How to kill the bad-teaching monster: Don't forget the garlic

To kill a vampire permanently dead, you'll need to hammer a wooden stake in its heart, shoot it with a silver bullet melted down from a crucifix or cut off its head, ideally with a silver knife or axe, then burn the body. Go heavy on the garlic and the holy water.


Bela Lugosi as Count Dracula in the 1931 movie.

Killing bad teaching practices is even harder, writes Robert Pondiscio in Getting Reading Right in Commentary. They just don't stay dead.


In the 1990s, "balanced literacy" emerged as a compromise between teaching phonics explicitly and immersing students in"whole language" with little help in decoding. Lucy Calkins, a Columbia professor, promoted "Units of Study," which urged teachers to use teaching methods "for which research evidence is thin," writes Pondiscio.


For example, struggling readers were urged to look for clues, such as pictures or the first letter of the word or to guess at what word might make sense. They read -- or pretended to read -- books they chose themselves.


Decades of research shows that most children need to be taught phonics, systematically and explicitly, and discouraged from guessing at words. They also need to be taught background knowledge and vocabulary to understand what they decode.

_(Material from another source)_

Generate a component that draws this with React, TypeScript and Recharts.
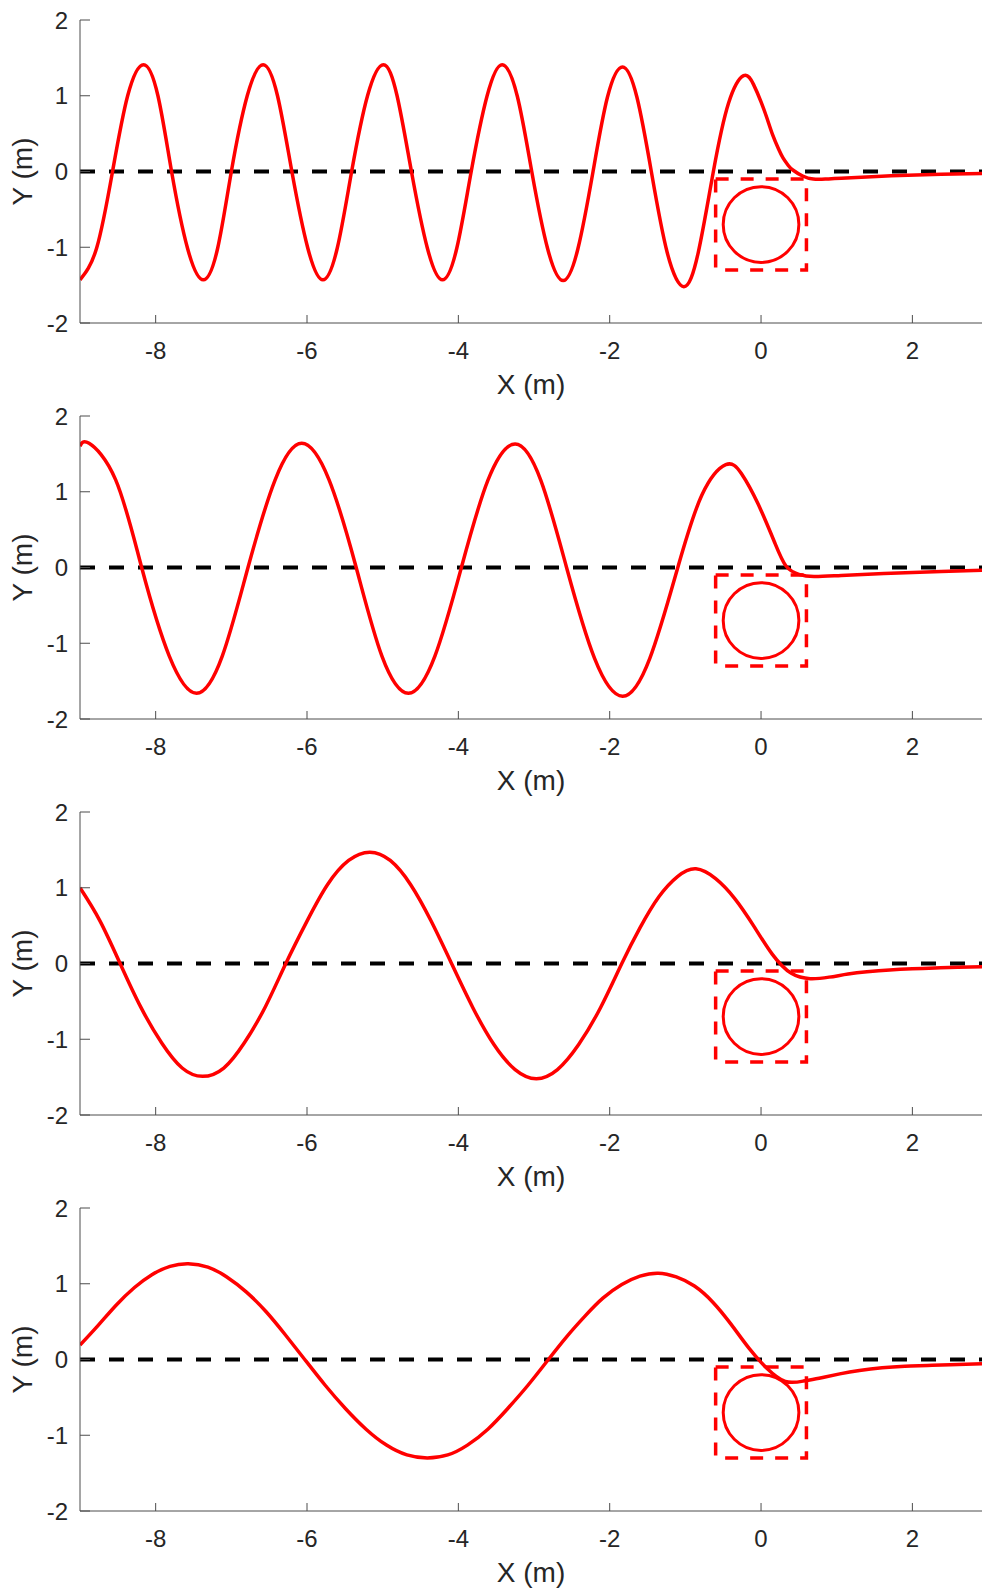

The evidence for what's now called "the science of reading" is so strong that Columbia announced in September it "was cutting ties with Calkins and 'dissolving' her multimillion-dollar Teachers College Reading and Writing Project," writes Pondiscio. New York City schools, which were heavy users of her project, are switching to phonics-heavy reading programs and banning Units of Study.


Pondiscio started teaching fifth grade in a South Bronx school in 2002. His classroom was filled with struggling readers, all black and Hispanic children from low-income families. The school spent most of the day trying to teach reading, cutting time for science, social studies, art and music. Students didn't develop the background knowledge that might help build comprehension -- and few mastered reading.


But he wasn't supposed to teach, his Calkins-trained "literacy coach" told him. Explicit explanations and directions were "giving instructions," not teaching, she said.


He was supposed to "model" the habits of good readers, then send them off to read on their own. Students were called "readers" and "authors," as though "this could be a self-fulfilling prophecy," he recalls.


"Calkins’s greatest sin against literacy is what can only be described as the Tinkerbell Effect: the sense that children will become good readers if their teachers would only believe with sufficient fervor," Pondiscio writes. The secret, teachers were told, is to get kids "to love books and stories — not so much teaching reading as selling it to children."


But, if reading is a struggle, lovers of stories can watch videos.


Pondiscio worries that the monster isn't really dead. Some teachers will resist learning new ways to teach. Others will go too far, teaching all phonics all the time and forgetting about the need to develop students' knowledge and vocabulary.


"Phonics, while critical, is just the starting line," he concludes. "Reading comprehension is the long game."


"Three-cueing" chart at VOICE school in New York City.

One third of students at VOICE school in Queens are recent migrants living in shelters or hotel rooms, reports Marianna McMurdock on The 74. Most speak Spanish, but some come from Pakistan, Egypt and other countries. The K-8 school is scrambling to teach them before they're moved on. A reading chart on "tricky words" urges them to guess by looking at the picture and skip difficult words.


The move to explicit, systematic, research-based reading instruction will take time and require retraining teachers, writes Pamela Snow, a cognitive scientist in Australia. There's no excuse for continuing low-impact strategies, she argues, "It is the job of schools, not parents, to teach children how to read, and schools can do this successfully, even in disadvantaged communities, if they apply rigorous evidence in their approach to reading instruction."


Balanced literacy makes life easier for teachers, she concludes, but not for students.